=== Directions for this task ===
Beginning with the first line, set down every line through the one containing "import seaborn as sns", exactly as it appears, but not the pictures.

——

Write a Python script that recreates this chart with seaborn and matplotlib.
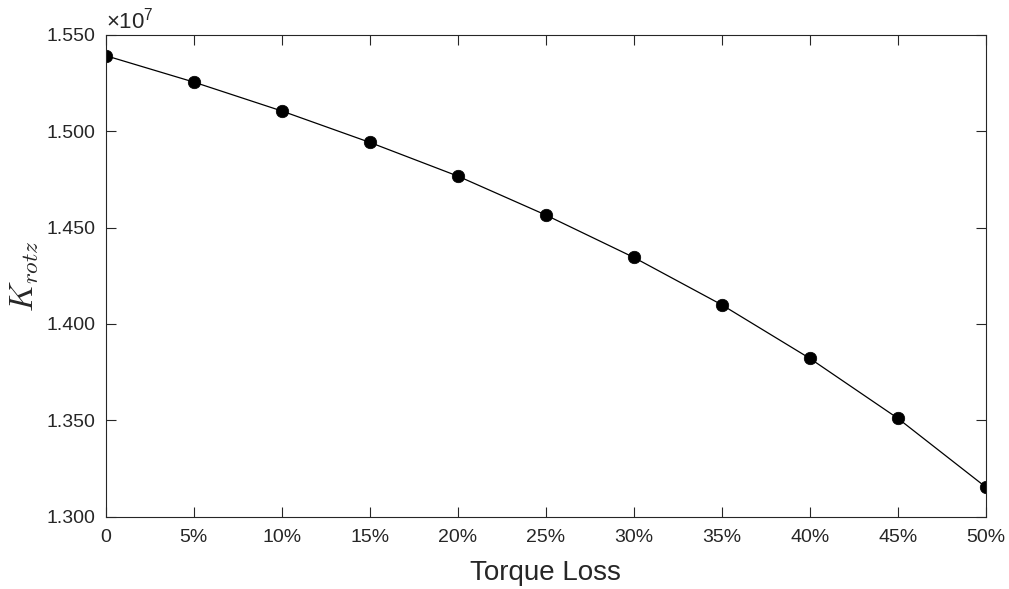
import matplotlib
matplotlib.use("Agg")
import matplotlib.pyplot as plt
import matplotlib.ticker as mticker
import numpy as np
import pandas as pd
import seaborn as sns

# Torque loss fraction (percent) and rotational stiffness about z
torque_loss = [0, 5, 10, 15, 20, 25, 30, 35, 40, 45, 50]
k_rotz = [1.5393e7, 1.5256e7, 1.5106e7, 1.4943e7, 1.4768e7, 1.4566e7,
          1.4346e7, 1.4100e7, 1.3822e7, 1.3511e7, 1.3154e7]
x_tick_labels = ["0", "5%", "10%", "15%", "20%", "25%", "30%", "35%", "40%", "45%", "50%"]
y_ticks = [1.300e7, 1.350e7, 1.400e7, 1.450e7, 1.500e7, 1.550e7]

sns.set_theme(style="white")
plt.rcParams["font.family"] = ["Liberation Sans", "DejaVu Sans"]
plt.rcParams["mathtext.fontset"] = "cm"
plt.rcParams["mathtext.rm"] = "Liberation Sans"
plt.rcParams["mathtext.it"] = "Liberation Sans:italic"

axis_color = "#262626"
df = pd.DataFrame({"loss": torque_loss, "k": k_rotz})

fig = plt.figure(figsize=(10.09, 5.89), dpi=100)
ax = fig.add_axes([0.1046, 0.1228, 0.8723, 0.8178])

sns.lineplot(data=df, x="loss", y="k", ax=ax, color="black", linewidth=0.9,
             marker="o", markersize=9, markerfacecolor="black",
             markeredgecolor="black", markeredgewidth=0.5)

ax.set_xlim(0, 50)
ax.set_ylim(1.300e7, 1.550e7)
ax.set_xticks(torque_loss)
ax.set_xticklabels(x_tick_labels)
ax.set_yticks(y_ticks)
ax.yaxis.set_major_formatter(mticker.FuncFormatter(lambda v, p: f"{v / 1e7:.3f}"))

ax.tick_params(axis="both", which="major", direction="in", length=7, width=0.8,
               color=axis_color, labelcolor=axis_color, labelsize=14,
               top=True, right=True, bottom=True, left=True)
ax.tick_params(axis="x", pad=9)
ax.tick_params(axis="y", pad=7)
for s in ax.spines.values():
    s.set_visible(True)
    s.set_color(axis_color)
    s.set_linewidth(0.8)

ax.set_xlabel("Torque Loss", fontsize=20, color=axis_color, labelpad=10)
ax.set_ylabel(r"$K_{rotz}$", fontsize=24, color=axis_color, labelpad=4)
ax.text(0.0, 1.004, r"$\times\mathregular{10}^{\mathregular{7}}$", transform=ax.transAxes,
        fontsize=16, color=axis_color, ha="left", va="bottom",
        math_fontfamily="custom")

fig.savefig("out.png", dpi=100, facecolor="white")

——

=== Solution ===
Write a Python script that recreates this chart with seaborn and matplotlib.
import matplotlib
matplotlib.use("Agg")
import matplotlib.pyplot as plt
import matplotlib.ticker as mticker
import numpy as np
import pandas as pd
import seaborn as sns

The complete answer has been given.